Why does the UK think Syria has a $57bn captagon industry?
When the United Kingdom announced sanctions on Tuesday against several people in the Middle East accused of trafficking the amphetamine known as captagon the statement took many people by surprise.
Not because of the men targeted, but because the British estimated Syria's captagon trade to be worth $57bn annually.
When the entire GDP of neighbouring Jordan stands at $45bn, it seemed an outlandish number for a war-torn country with a notoriously shattered economy. The figure was subsequently reported without comment by the media, including the Financial Times.
Captagon experts previously estimated the drug to have a retail market of $5.7bn in 2021. Was this latest number a mistaken slip of a decimal point?
A source close to the UK Foreign, Commonwealth and Development Office's decision told Middle East Eye that the figure of $57bn was reached through intelligence and "external sources online".
One of those sources, the source said, was Charles Lister, a senior fellow at Washington-based think tank the Middle East Institute (MEI).
On 9 January, Lister published an analysis on MEI's website, saying: "In 2021, authorities across the Middle East and as far afield as Malaysia, Nigeria, and Sudan seized at least $5.7bn of captagon produced and smuggled abroad by Syria’s regime."
"Security officials estimate that seizures of Syrian captagon account for only 5-10 percent of the overall trade, which suggests the total value in 2021 was at least $57bn - or ten times the country’s annual budget," he added.
'I think this puts their credibility on this sanctions action and on Syria more generally in serious question'
– Sam Heller, Syria analyst
But in April last year, the New Lines Institute said it had compiled data that estimated 2021's entire captagon retail market to be worth at least $5.7bn, based on the retail value of annual captagon seizures.
"However, this market estimate is extrapolated from somewhat limited data, solely calculated from reported seizures (mostly large seizures, thus excluding a large number of street-level seizures that go unreported) and the average price per tablet in the region, indicating that the total value of the captagon trade could be much larger," it said.
Lister has not responded to MEE's requests for comment.
Sam Heller, a fellow at Century International and a Syria analyst, believes the $57bn figure offered by the UK and Lister is not credible, saying: "the reality of this is so obviously absurd.
"There’s obviously political and media attention on captagon trafficking now," he told MEE, adding that the UK government has made a mistake by publicising what appears to him to be a massively inflated number.
"I think this puts their credibility on this sanctions action and on Syria more generally in serious question."
Captagon is known on the street in the Middle East as Abu Hilalain, named for its distinct two crescents impressed on each pill.
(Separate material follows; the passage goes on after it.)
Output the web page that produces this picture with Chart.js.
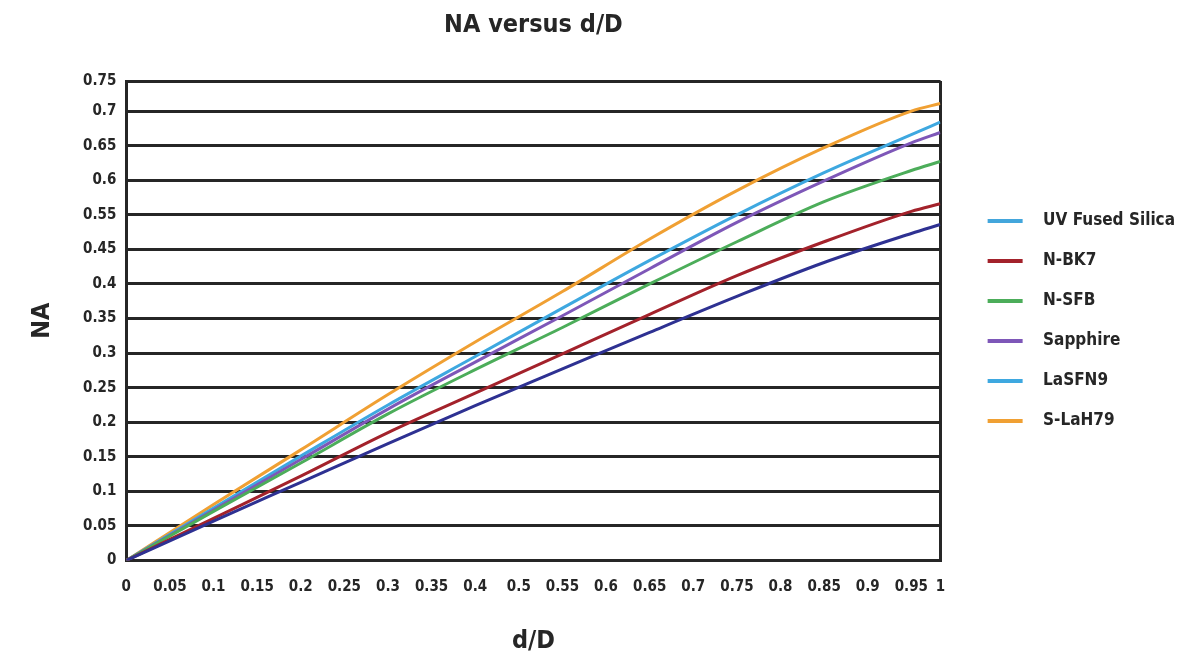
<!DOCTYPE html>
<html>
<head>
<meta charset="utf-8">
<script src="https://cdn.jsdelivr.net/npm/chart.js@4.4.1/dist/chart.umd.min.js"></script>
<style>
html,body{margin:0;padding:0;background:#ffffff;}
#wrap{width:1191px;height:659px;position:relative;}
</style>
</head>
<body>
<div id="wrap"><canvas id="c"></canvas></div>
<script>
// ---- data (axis units as drawn; tick labels as printed on the original) ----
const seriesNames = ['UV Fused Silica', 'N-BK7', 'N-SFB', 'Sapphire', 'LaSFN9', 'S-LaH79'];
const xValues      = [0, 0.1, 0.2, 0.3, 0.4, 0.5, 0.6, 0.7, 0.8, 0.9, 0.933];
const uvFusedSilica = [0, 0.057, 0.113, 0.169, 0.224, 0.277, 0.330, 0.382, 0.431, 0.473, 0.486];
const nBK7          = [0, 0.061, 0.122, 0.185, 0.242, 0.299, 0.356, 0.412, 0.461, 0.505, 0.516];
const nSFB          = [0, 0.071, 0.141, 0.212, 0.276, 0.337, 0.400, 0.461, 0.519, 0.564, 0.577];
const sapphire      = [0, 0.073, 0.146, 0.219, 0.287, 0.354, 0.422, 0.489, 0.549, 0.604, 0.619];
const laSFN9        = [0, 0.076, 0.151, 0.225, 0.295, 0.365, 0.434, 0.500, 0.561, 0.616, 0.634];
const sLaH79        = [0, 0.081, 0.160, 0.240, 0.316, 0.389, 0.465, 0.535, 0.597, 0.650, 0.661];
const xTickLabels = ['0','0.05','0.1','0.15','0.2','0.25','0.3','0.35','0.4','0.5','0.55','0.6','0.65','0.7','0.75','0.8','0.85','0.9','0.95','1'];
const yTickLabels = ['0','0.05','0.1','0.15','0.2','0.25','0.3','0.35','0.4','0.45','0.55','0.6','0.65','0.7','0.75'];

const lineColors   = ['#2e3192', '#a3222b', '#4cad5a', '#7e57b8', '#3ea8e0', '#f0a033'];
const legendColors = ['#43a6dc', '#a3222b', '#4cad5a', '#7e57b8', '#3ea8e0', '#f0a033'];
const seriesValues = [uvFusedSilica, nBK7, nSFB, sapphire, laSFN9, sLaH79];

const X_STEP = 0.05, X_MAX = 0.9335;
const Y_STEP = 0.05, Y_MAX = 0.6935;
const FONT = "'Liberation Sans Narrow','DejaVu Sans Condensed','Arial Narrow',sans-serif";
const INK = '#262626';

function legendMarker(color) {
  const cv = document.createElement('canvas');
  cv.width = 71; cv.height = 4;
  const g = cv.getContext('2d');
  g.fillStyle = color;
  g.fillRect(24, 0, 35, 4);
  return cv;
}
const markers = legendColors.map(legendMarker);

const datasets = seriesNames.map((name, i) => ({
  label: name,
  data: xValues.map((x, j) => ({x: x, y: seriesValues[i][j]})),
  borderColor: lineColors[i],
  backgroundColor: lineColors[i],
  borderWidth: 3,
  pointRadius: 0,
  fill: false,
  cubicInterpolationMode: 'monotone'
}));

new Chart(document.getElementById('c'), {
  type: 'line',
  data: { datasets },
  options: {
    responsive: true,
    maintainAspectRatio: false,
    animation: false,
    events: [],
    layout: { padding: { left: 27, right: 6, top: 8, bottom: 2.5 } },
    plugins: {
      title: {
        display: true, text: 'NA versus d/D', color: INK, fullSize: false,
        font: { family: FONT, size: 25, weight: 'bold' },
        padding: { top: 2, bottom: 41 }
      },
      legend: {
        position: 'right', align: 'center', fullSize: false,
        labels: {
          usePointStyle: true, pointStyleWidth: 71, boxHeight: 4,
          padding: 23, color: INK,
          font: { family: FONT, size: 17, weight: 'bold' },
          generateLabels: (chart) => seriesNames.map((n, i) => ({
            text: n, pointStyle: markers[i], fillStyle: legendColors[i],
            strokeStyle: legendColors[i], lineWidth: 0, datasetIndex: i, hidden: false, fontColor: INK
          }))
        }
      },
      tooltip: { enabled: false }
    },
    scales: {
      x: {
        type: 'linear', min: 0, max: X_MAX,
        afterBuildTicks: (s) => { s.ticks = xTickLabels.map((_, i) => ({ value: i < xTickLabels.length - 1 ? i * X_STEP : X_MAX })); },
        ticks: {
          autoSkip: false, maxRotation: 0, minRotation: 0, padding: 18, color: INK,
          font: { family: FONT, size: 15, weight: 'bold' },
          callback: (v, i) => xTickLabels[i]
        },
        grid: {
          drawTicks: false, lineWidth: 3,
          color: (ctx) => ctx.index === xTickLabels.length - 1 ? INK : 'rgba(0,0,0,0)'
        },
        border: { display: true, color: INK, width: 3 },
        title: {
          display: true, text: 'd/D', color: INK,
          font: { family: FONT, size: 25, weight: 'bold' },
          padding: { top: 12, bottom: 0 }
        }
      },
      y: {
        type: 'linear', min: 0, max: Y_MAX,
        afterBuildTicks: (s) => { s.ticks = yTickLabels.map((_, i) => ({ value: i < yTickLabels.length - 1 ? i * Y_STEP : Y_MAX })); },
        ticks: {
          autoSkip: false, padding: 10, color: INK,
          font: { family: FONT, size: 15, weight: 'bold' },
          callback: (v, i) => yTickLabels[i]
        },
        grid: { drawTicks: false, lineWidth: 3, color: INK },
        border: { display: true, color: INK, width: 3 },
        title: {
          display: true, text: 'NA', color: INK,
          font: { family: FONT, size: 25, weight: 'bold' },
          padding: { top: 0, bottom: 16 }
        }
      }
    }
  }
});
</script>
</body>
</html>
It costs a few dollars to produce and sells at almost triple the price.
The stimulant began to be used widely in Syria during the civil war, and the country has become a major exporter to other markets, primarily in the Middle East and particularly Saudi Arabia.
The Foreign Office said that 80 percent of the world’s supply is produced in Syria and shipped from the port of Latakia. Images of captagon shipments being discovered disguised as pomegranates and other goods have gone viral online.
Captagon was a legal drug for almost 25 years. It was developed in West Germany in 1961 and was prescribed for the treatment of depression and for ADHD in children. However, in 1986, the World Health Organization labelled it a controlled substance.
Bulgaria was for a long time a significant producer of the drug, but a crackdown on laboratories forced the production to shift to Syria in the late 1990s and early 2000s.
Now it is believed captagon's production is condoned and facilitated by the Syrian government.